[START RAW RECORDS]

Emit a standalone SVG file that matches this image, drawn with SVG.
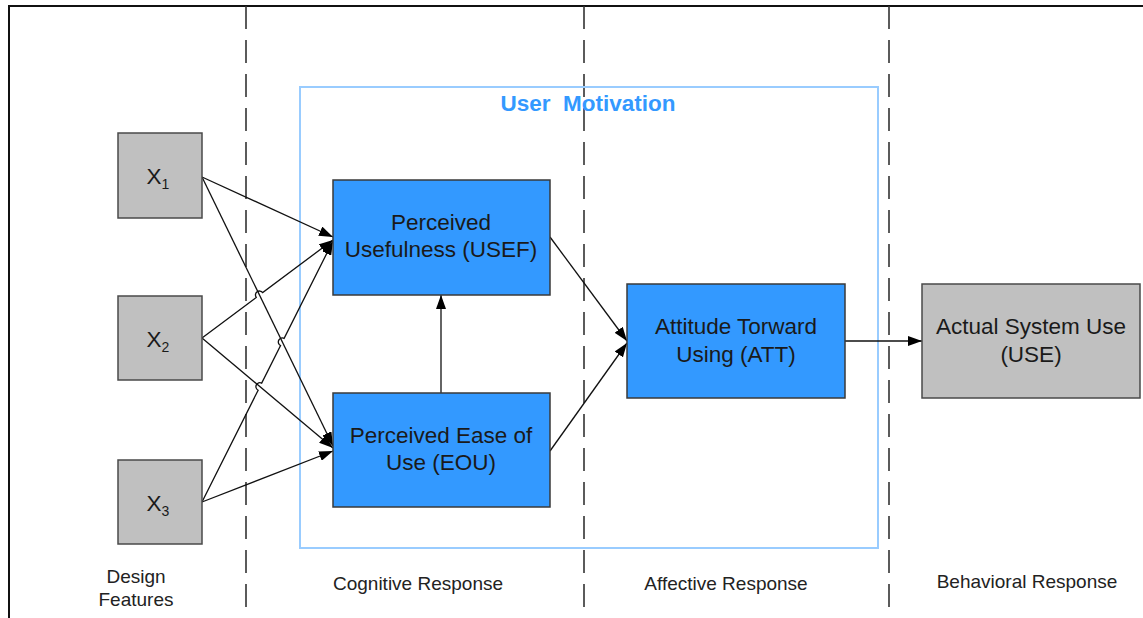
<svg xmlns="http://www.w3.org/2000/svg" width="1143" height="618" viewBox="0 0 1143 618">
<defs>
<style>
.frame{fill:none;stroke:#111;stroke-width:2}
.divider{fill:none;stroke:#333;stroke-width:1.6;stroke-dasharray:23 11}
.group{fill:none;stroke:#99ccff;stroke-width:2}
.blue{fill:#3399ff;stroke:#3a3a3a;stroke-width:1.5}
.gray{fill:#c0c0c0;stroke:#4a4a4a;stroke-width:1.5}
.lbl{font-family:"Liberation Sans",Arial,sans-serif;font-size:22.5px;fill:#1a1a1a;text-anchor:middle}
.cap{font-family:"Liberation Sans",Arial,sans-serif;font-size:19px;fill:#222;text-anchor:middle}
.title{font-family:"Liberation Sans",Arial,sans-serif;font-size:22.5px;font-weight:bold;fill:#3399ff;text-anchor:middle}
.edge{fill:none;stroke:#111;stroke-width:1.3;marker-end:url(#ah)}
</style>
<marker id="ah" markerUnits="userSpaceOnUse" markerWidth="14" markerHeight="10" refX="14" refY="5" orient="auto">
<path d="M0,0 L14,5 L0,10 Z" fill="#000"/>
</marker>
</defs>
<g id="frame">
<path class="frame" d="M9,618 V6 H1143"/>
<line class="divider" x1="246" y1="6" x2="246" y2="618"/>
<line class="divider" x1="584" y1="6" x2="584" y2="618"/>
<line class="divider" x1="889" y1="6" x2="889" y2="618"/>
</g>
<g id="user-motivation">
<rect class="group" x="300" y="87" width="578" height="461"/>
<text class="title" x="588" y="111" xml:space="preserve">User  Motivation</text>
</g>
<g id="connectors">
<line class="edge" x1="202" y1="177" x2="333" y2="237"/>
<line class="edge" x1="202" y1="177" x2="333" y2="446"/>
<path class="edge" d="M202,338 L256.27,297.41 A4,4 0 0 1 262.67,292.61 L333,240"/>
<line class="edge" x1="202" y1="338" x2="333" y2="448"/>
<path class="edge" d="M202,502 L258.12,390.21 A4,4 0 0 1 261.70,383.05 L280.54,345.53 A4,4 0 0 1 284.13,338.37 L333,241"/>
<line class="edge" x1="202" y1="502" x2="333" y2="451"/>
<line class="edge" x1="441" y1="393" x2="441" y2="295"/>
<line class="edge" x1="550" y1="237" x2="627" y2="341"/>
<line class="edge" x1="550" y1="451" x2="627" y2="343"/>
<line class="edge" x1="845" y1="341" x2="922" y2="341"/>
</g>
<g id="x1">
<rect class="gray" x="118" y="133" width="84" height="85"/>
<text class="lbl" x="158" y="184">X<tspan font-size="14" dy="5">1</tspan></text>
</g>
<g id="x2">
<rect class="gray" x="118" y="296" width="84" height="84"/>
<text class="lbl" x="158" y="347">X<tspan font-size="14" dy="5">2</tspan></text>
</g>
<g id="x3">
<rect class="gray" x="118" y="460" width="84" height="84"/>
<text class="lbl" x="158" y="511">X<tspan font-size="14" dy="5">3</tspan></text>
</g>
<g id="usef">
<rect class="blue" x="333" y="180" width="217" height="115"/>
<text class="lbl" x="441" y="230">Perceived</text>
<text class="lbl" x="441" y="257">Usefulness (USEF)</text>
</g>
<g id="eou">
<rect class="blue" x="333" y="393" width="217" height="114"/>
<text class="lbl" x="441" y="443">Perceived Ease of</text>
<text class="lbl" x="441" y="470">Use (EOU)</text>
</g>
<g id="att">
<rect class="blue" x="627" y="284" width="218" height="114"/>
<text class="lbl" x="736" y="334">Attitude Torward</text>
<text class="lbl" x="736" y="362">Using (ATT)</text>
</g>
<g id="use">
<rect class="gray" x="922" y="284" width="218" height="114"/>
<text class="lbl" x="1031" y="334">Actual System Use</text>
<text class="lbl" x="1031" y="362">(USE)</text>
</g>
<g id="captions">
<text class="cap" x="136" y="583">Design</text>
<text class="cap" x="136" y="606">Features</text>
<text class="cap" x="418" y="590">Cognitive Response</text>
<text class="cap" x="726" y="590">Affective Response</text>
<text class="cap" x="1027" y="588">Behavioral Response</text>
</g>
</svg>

[END RAW RECORDS]
[START RAW RECORDS]

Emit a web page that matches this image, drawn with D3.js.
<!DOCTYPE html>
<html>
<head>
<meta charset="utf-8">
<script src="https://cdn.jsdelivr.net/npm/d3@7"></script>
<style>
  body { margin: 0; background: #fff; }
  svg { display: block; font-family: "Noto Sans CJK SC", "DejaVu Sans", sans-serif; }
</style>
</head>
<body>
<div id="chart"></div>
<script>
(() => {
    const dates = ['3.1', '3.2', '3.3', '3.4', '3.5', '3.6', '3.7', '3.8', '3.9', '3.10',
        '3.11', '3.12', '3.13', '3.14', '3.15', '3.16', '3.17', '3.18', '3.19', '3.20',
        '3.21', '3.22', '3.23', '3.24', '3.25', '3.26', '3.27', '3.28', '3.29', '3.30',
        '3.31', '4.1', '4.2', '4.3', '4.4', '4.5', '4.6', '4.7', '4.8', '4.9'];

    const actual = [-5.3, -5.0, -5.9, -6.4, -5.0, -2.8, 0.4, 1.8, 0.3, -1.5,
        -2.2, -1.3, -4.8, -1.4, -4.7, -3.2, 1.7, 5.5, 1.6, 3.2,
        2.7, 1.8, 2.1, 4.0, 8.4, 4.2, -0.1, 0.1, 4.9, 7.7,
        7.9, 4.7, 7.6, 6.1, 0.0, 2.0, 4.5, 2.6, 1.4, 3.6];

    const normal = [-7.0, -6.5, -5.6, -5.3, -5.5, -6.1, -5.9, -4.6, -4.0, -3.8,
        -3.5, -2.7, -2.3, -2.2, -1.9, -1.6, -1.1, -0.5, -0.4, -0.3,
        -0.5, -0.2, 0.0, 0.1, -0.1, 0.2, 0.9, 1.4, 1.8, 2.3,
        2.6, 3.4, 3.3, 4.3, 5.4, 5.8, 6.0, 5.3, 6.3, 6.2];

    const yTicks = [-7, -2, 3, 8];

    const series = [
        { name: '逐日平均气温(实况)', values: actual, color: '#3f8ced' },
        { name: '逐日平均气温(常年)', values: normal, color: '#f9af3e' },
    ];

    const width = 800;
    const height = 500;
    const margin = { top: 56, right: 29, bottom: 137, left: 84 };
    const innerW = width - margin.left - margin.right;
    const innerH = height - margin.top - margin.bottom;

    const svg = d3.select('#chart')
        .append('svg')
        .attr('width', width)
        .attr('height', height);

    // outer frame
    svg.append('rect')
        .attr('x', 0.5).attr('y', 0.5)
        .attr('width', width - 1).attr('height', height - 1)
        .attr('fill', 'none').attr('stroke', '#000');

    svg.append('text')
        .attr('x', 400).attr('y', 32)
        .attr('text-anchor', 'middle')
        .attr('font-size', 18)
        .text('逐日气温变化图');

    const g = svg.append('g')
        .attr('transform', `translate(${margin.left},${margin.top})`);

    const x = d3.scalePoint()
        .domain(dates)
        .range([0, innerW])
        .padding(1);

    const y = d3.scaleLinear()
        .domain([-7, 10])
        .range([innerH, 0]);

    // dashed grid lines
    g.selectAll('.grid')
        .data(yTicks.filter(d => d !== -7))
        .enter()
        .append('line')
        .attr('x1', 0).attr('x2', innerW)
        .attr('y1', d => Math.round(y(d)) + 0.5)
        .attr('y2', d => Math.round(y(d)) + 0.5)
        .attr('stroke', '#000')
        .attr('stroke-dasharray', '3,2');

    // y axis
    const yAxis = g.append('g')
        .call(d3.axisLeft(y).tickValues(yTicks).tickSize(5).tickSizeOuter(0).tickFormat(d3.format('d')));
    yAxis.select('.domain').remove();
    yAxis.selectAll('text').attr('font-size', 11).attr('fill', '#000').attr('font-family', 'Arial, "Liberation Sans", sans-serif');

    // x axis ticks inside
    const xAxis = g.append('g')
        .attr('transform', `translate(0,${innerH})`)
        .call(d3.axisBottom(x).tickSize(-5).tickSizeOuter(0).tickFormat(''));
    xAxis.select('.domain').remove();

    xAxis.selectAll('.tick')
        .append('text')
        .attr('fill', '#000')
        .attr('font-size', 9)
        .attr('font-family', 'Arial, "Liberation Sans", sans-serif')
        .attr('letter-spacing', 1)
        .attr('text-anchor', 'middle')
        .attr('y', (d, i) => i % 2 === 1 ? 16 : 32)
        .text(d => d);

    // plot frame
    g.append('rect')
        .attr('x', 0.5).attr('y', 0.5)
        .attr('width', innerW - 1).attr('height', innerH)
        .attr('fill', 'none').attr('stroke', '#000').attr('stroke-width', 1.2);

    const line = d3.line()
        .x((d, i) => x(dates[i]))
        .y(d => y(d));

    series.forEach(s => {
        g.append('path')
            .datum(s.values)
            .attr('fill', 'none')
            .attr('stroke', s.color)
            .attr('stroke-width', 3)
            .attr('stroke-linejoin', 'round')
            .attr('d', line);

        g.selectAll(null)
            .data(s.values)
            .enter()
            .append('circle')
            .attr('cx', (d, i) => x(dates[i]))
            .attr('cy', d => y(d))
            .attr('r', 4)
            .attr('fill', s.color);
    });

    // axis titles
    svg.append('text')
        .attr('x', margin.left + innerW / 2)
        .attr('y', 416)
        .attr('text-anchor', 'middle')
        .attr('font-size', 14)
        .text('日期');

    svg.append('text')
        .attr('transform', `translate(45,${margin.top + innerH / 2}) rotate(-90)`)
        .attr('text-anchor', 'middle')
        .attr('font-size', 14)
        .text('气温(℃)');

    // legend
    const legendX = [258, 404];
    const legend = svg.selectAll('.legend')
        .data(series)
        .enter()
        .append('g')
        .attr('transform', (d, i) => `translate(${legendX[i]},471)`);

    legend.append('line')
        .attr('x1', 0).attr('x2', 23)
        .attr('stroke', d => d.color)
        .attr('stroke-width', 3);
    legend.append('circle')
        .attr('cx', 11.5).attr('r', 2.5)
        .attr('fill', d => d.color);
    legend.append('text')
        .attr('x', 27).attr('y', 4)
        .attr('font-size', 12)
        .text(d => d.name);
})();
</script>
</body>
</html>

[END RAW RECORDS]
[START RAW RECORDS]

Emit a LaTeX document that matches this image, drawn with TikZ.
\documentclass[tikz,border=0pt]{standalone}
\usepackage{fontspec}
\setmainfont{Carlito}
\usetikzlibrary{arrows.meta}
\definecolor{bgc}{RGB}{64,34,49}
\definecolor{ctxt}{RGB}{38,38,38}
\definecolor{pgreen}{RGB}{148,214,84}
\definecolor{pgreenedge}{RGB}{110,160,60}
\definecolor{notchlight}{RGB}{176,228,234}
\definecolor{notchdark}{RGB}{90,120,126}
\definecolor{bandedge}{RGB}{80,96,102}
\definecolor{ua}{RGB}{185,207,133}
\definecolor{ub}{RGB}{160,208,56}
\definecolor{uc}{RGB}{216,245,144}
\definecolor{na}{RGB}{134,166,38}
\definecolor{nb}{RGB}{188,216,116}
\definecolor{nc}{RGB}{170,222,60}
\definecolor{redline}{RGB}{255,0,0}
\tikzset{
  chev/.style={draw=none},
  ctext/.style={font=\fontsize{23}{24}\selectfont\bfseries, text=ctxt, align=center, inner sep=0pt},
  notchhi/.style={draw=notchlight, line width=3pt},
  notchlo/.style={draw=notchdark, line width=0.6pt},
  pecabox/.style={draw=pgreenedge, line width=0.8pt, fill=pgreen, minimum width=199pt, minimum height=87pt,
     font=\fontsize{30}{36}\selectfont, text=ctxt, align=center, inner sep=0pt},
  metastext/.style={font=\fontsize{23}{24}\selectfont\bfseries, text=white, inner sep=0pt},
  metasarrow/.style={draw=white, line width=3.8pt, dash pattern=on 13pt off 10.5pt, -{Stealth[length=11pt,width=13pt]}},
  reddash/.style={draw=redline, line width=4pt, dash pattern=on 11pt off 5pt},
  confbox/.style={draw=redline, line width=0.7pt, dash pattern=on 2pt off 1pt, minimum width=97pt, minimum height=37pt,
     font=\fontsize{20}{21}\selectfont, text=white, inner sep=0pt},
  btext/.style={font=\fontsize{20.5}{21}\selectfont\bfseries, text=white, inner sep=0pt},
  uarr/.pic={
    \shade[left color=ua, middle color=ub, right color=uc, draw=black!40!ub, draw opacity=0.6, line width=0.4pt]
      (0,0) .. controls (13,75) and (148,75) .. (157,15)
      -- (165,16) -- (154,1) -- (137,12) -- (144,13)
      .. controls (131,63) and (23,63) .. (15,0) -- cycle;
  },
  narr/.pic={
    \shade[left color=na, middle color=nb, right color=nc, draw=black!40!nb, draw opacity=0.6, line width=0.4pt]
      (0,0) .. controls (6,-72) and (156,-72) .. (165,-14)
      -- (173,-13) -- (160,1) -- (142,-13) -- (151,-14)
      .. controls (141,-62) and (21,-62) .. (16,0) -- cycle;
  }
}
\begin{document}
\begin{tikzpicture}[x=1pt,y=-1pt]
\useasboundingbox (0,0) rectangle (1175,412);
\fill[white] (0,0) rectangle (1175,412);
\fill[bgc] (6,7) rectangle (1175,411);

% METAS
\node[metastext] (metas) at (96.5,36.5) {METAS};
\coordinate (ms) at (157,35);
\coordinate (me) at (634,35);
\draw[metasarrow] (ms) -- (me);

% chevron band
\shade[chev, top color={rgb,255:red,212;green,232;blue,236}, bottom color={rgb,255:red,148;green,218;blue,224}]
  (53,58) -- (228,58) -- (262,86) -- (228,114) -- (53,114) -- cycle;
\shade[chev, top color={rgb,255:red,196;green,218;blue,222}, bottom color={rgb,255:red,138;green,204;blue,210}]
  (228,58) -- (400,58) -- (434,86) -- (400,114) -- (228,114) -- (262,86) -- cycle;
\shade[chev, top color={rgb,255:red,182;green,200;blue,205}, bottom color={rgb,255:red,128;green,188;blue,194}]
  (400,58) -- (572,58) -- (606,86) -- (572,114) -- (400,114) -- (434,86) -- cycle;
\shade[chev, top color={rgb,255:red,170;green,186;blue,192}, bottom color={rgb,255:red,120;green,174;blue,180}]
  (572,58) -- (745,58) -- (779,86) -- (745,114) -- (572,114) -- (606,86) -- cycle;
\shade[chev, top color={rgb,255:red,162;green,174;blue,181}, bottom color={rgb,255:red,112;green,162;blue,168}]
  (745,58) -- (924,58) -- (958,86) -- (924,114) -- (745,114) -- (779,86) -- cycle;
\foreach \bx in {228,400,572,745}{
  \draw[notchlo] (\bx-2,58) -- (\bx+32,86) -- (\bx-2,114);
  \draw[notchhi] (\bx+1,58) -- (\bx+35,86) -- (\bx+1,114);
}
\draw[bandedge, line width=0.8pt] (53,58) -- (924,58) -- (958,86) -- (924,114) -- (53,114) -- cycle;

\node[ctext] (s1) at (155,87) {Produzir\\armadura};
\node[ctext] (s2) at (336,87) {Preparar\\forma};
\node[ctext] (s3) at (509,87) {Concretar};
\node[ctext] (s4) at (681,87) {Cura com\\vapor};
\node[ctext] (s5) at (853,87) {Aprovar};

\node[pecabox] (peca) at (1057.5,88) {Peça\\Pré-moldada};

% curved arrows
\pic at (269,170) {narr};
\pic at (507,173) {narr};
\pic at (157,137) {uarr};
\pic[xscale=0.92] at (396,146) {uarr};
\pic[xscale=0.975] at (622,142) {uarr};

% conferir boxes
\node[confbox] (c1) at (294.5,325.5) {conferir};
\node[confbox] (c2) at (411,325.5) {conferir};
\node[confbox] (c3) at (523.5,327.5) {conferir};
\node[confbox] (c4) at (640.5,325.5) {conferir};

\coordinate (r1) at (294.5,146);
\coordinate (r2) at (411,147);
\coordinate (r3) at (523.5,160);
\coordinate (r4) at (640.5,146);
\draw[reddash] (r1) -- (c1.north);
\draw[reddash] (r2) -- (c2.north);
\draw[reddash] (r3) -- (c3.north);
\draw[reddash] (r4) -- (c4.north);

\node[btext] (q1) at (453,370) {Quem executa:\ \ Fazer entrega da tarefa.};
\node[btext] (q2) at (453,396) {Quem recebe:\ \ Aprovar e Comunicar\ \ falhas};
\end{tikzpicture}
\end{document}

[END RAW RECORDS]

Gather each line from the listing above that holds "matches".

Emit a standalone SVG file that matches this image, drawn with SVG.
Emit a web page that matches this image, drawn with D3.js.
Emit a LaTeX document that matches this image, drawn with TikZ.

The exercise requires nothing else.